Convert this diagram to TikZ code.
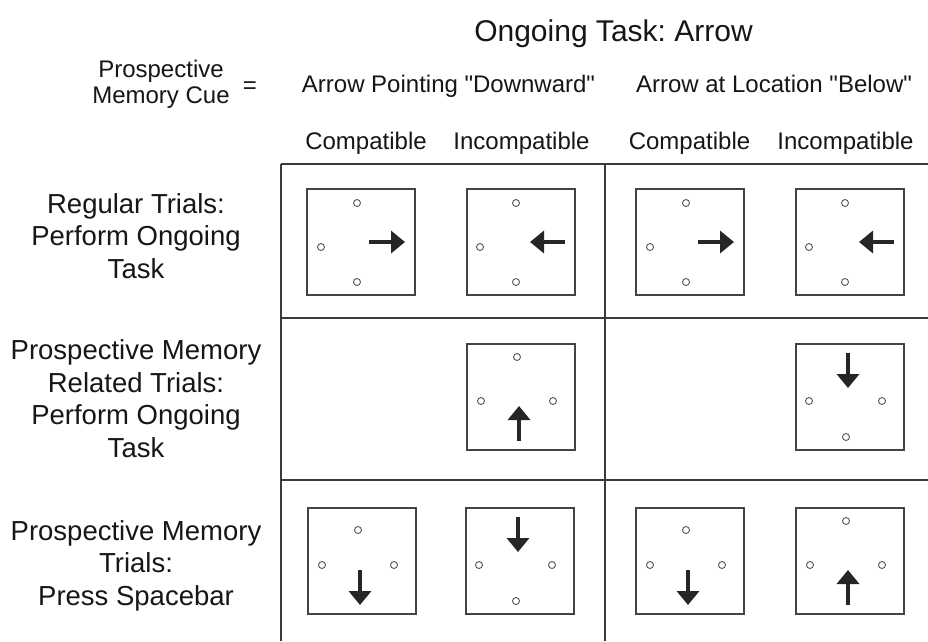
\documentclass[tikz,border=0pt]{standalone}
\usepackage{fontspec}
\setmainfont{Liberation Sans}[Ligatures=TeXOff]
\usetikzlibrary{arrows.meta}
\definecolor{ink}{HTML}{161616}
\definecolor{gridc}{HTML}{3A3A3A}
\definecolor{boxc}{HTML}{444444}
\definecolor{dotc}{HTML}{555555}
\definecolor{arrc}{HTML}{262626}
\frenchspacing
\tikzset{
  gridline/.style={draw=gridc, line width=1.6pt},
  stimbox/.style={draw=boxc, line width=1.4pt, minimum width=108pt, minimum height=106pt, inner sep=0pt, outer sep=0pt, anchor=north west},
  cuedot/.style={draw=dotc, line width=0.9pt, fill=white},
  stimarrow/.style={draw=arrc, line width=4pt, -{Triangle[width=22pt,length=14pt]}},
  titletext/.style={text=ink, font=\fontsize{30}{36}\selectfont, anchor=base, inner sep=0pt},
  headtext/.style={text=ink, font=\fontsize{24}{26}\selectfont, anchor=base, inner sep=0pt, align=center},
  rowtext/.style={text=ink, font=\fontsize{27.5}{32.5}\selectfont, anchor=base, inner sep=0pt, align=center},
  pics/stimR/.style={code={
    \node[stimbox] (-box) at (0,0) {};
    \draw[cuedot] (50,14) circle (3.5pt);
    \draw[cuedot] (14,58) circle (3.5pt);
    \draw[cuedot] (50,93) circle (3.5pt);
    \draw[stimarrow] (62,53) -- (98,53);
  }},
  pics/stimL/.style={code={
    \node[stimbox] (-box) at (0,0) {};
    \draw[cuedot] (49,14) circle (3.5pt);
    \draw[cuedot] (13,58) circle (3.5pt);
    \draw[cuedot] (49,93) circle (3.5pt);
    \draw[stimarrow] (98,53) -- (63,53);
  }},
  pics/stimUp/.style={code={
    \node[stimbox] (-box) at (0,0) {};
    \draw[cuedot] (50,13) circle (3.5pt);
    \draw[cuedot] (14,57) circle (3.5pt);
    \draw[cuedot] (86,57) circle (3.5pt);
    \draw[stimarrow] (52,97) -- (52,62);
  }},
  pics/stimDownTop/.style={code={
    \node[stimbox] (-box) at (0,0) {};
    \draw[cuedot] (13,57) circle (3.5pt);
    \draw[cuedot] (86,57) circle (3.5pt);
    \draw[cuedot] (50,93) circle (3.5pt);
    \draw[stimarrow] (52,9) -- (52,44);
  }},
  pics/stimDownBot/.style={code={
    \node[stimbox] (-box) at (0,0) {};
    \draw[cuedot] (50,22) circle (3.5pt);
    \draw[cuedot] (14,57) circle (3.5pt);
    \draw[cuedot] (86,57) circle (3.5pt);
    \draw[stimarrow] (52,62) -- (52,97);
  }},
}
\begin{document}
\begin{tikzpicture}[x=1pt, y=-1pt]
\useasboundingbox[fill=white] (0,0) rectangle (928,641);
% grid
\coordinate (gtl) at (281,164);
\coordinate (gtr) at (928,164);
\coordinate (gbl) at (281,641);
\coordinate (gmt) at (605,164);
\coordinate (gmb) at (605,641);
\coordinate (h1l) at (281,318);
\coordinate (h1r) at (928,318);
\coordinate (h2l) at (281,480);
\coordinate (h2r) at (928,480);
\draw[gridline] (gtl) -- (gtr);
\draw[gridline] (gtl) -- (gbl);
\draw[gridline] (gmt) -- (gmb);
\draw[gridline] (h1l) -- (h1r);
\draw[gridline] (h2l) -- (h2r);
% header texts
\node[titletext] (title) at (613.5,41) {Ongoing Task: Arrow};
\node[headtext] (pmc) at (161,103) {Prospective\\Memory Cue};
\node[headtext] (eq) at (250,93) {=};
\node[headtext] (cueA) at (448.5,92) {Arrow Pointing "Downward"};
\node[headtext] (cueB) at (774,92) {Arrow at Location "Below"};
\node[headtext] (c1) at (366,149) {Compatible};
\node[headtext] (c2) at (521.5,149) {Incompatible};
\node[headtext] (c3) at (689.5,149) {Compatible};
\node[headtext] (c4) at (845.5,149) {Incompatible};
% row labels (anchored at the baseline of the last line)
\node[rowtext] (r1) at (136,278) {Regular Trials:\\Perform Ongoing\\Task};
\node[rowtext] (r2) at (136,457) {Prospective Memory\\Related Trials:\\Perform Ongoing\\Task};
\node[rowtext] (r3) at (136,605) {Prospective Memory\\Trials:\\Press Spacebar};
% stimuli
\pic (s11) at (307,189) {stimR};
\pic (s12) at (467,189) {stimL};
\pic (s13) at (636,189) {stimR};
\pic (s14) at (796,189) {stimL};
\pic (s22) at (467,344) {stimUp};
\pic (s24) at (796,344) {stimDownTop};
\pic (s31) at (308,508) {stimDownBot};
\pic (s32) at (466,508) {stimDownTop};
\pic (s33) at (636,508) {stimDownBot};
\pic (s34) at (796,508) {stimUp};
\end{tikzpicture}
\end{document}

━━━━━━━━━━

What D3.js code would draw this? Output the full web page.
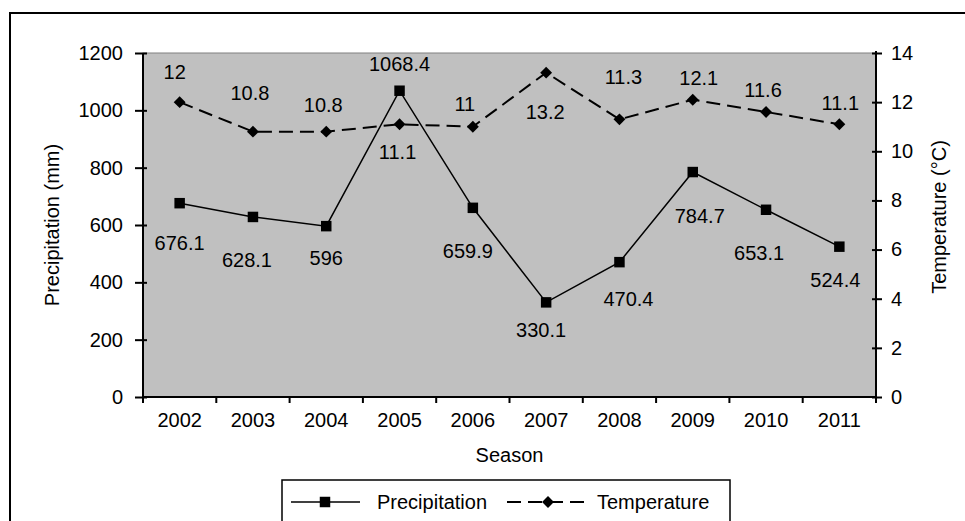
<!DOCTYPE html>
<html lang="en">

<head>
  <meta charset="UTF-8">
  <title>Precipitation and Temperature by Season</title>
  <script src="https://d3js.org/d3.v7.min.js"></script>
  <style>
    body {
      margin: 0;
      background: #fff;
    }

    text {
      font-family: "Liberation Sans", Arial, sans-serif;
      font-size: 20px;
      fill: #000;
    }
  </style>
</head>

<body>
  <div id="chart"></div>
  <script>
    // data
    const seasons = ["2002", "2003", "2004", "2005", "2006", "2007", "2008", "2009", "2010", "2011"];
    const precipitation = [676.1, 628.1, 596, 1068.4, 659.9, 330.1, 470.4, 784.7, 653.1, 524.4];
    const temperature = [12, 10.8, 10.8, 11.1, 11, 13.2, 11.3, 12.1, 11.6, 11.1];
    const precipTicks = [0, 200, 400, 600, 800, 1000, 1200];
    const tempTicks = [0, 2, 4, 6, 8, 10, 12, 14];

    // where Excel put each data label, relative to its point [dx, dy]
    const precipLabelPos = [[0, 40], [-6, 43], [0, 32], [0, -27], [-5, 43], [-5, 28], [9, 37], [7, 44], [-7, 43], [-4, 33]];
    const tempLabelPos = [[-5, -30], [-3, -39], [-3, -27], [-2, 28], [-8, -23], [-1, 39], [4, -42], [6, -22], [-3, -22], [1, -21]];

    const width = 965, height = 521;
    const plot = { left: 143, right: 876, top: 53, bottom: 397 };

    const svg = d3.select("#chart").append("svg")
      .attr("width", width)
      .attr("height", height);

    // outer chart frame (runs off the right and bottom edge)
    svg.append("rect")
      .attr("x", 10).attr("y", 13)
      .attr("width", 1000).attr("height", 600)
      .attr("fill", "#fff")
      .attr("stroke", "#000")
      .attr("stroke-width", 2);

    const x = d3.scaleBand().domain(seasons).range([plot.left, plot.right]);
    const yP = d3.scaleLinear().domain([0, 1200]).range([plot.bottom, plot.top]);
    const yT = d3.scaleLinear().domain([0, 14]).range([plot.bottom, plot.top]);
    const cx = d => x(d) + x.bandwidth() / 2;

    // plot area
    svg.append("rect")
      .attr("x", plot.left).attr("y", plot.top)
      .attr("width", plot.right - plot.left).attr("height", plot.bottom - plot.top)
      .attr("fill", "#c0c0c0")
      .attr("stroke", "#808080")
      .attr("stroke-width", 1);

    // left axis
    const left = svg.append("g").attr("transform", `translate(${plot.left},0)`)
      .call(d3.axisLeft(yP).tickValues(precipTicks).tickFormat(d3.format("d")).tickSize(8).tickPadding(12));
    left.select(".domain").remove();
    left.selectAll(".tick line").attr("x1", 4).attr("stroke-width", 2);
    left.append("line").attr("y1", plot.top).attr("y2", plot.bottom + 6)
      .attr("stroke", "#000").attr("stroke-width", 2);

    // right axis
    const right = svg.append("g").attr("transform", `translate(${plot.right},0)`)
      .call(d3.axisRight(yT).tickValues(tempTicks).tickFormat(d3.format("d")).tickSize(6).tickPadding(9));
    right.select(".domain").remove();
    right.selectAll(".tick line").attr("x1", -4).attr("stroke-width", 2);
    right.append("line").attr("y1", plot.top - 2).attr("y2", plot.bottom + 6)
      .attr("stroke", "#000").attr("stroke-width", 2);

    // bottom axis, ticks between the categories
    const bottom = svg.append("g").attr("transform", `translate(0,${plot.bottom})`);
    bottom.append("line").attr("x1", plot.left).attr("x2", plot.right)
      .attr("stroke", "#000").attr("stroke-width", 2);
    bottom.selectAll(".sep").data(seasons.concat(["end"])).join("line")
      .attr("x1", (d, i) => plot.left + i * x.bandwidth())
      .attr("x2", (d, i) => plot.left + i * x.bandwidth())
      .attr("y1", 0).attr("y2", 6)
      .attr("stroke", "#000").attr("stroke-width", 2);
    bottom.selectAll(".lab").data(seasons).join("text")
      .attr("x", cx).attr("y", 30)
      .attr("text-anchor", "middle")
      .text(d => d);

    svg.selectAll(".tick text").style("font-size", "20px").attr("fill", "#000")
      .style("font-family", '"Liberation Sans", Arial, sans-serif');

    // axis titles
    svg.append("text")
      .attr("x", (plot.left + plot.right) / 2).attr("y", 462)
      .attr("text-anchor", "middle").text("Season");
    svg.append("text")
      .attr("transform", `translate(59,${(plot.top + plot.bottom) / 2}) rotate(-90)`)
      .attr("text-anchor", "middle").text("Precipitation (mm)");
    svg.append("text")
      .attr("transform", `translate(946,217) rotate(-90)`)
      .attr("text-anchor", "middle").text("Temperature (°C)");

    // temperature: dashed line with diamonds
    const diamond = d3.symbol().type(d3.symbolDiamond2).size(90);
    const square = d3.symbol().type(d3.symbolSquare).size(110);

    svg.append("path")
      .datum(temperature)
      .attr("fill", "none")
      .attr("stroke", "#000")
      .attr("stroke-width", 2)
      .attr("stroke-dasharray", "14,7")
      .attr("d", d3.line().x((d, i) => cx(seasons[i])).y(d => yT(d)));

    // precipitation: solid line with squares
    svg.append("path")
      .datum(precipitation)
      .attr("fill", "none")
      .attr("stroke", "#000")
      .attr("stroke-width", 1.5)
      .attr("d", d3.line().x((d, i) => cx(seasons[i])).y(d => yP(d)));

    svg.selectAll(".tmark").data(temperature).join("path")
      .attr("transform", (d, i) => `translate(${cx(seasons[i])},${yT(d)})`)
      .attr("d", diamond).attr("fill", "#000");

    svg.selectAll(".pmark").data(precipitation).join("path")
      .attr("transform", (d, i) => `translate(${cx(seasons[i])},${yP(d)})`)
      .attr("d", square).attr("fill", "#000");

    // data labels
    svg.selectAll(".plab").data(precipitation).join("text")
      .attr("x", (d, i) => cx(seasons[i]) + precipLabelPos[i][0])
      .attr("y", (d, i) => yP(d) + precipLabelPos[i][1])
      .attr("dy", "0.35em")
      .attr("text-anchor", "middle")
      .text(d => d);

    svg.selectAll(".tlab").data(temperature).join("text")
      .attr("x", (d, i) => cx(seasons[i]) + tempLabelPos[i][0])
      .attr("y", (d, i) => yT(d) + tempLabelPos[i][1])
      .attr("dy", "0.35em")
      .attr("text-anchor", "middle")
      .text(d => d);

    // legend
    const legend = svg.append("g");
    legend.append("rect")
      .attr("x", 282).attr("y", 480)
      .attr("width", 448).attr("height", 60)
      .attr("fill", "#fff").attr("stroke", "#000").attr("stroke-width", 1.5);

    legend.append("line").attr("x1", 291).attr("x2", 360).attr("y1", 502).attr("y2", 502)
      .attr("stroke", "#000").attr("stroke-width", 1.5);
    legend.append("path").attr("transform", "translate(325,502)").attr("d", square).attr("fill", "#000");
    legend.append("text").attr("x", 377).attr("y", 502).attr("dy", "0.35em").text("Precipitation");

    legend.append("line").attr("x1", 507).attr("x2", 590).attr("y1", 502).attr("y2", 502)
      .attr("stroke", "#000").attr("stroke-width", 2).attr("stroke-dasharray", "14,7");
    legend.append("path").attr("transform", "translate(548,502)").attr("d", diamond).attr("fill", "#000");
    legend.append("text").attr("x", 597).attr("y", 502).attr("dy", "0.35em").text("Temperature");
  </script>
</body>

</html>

━━━━━━━━━━

### Request
Beginning at the line above that contains "What D3.js code", repeat each line exactly through the one that contains "const cx = d => x(d) + x.bandwidth() / 2;", and leave out the pictures.

### Written reply
What D3.js code would draw this? Output the full web page.
<!DOCTYPE html>
<html lang="en">

<head>
  <meta charset="UTF-8">
  <title>Precipitation and Temperature by Season</title>
  <script src="https://d3js.org/d3.v7.min.js"></script>
  <style>
    body {
      margin: 0;
      background: #fff;
    }

    text {
      font-family: "Liberation Sans", Arial, sans-serif;
      font-size: 20px;
      fill: #000;
    }
  </style>
</head>

<body>
  <div id="chart"></div>
  <script>
    // data
    const seasons = ["2002", "2003", "2004", "2005", "2006", "2007", "2008", "2009", "2010", "2011"];
    const precipitation = [676.1, 628.1, 596, 1068.4, 659.9, 330.1, 470.4, 784.7, 653.1, 524.4];
    const temperature = [12, 10.8, 10.8, 11.1, 11, 13.2, 11.3, 12.1, 11.6, 11.1];
    const precipTicks = [0, 200, 400, 600, 800, 1000, 1200];
    const tempTicks = [0, 2, 4, 6, 8, 10, 12, 14];

    // where Excel put each data label, relative to its point [dx, dy]
    const precipLabelPos = [[0, 40], [-6, 43], [0, 32], [0, -27], [-5, 43], [-5, 28], [9, 37], [7, 44], [-7, 43], [-4, 33]];
    const tempLabelPos = [[-5, -30], [-3, -39], [-3, -27], [-2, 28], [-8, -23], [-1, 39], [4, -42], [6, -22], [-3, -22], [1, -21]];

    const width = 965, height = 521;
    const plot = { left: 143, right: 876, top: 53, bottom: 397 };

    const svg = d3.select("#chart").append("svg")
      .attr("width", width)
      .attr("height", height);

    // outer chart frame (runs off the right and bottom edge)
    svg.append("rect")
      .attr("x", 10).attr("y", 13)
      .attr("width", 1000).attr("height", 600)
      .attr("fill", "#fff")
      .attr("stroke", "#000")
      .attr("stroke-width", 2);

    const x = d3.scaleBand().domain(seasons).range([plot.left, plot.right]);
    const yP = d3.scaleLinear().domain([0, 1200]).range([plot.bottom, plot.top]);
    const yT = d3.scaleLinear().domain([0, 14]).range([plot.bottom, plot.top]);
    const cx = d => x(d) + x.bandwidth() / 2;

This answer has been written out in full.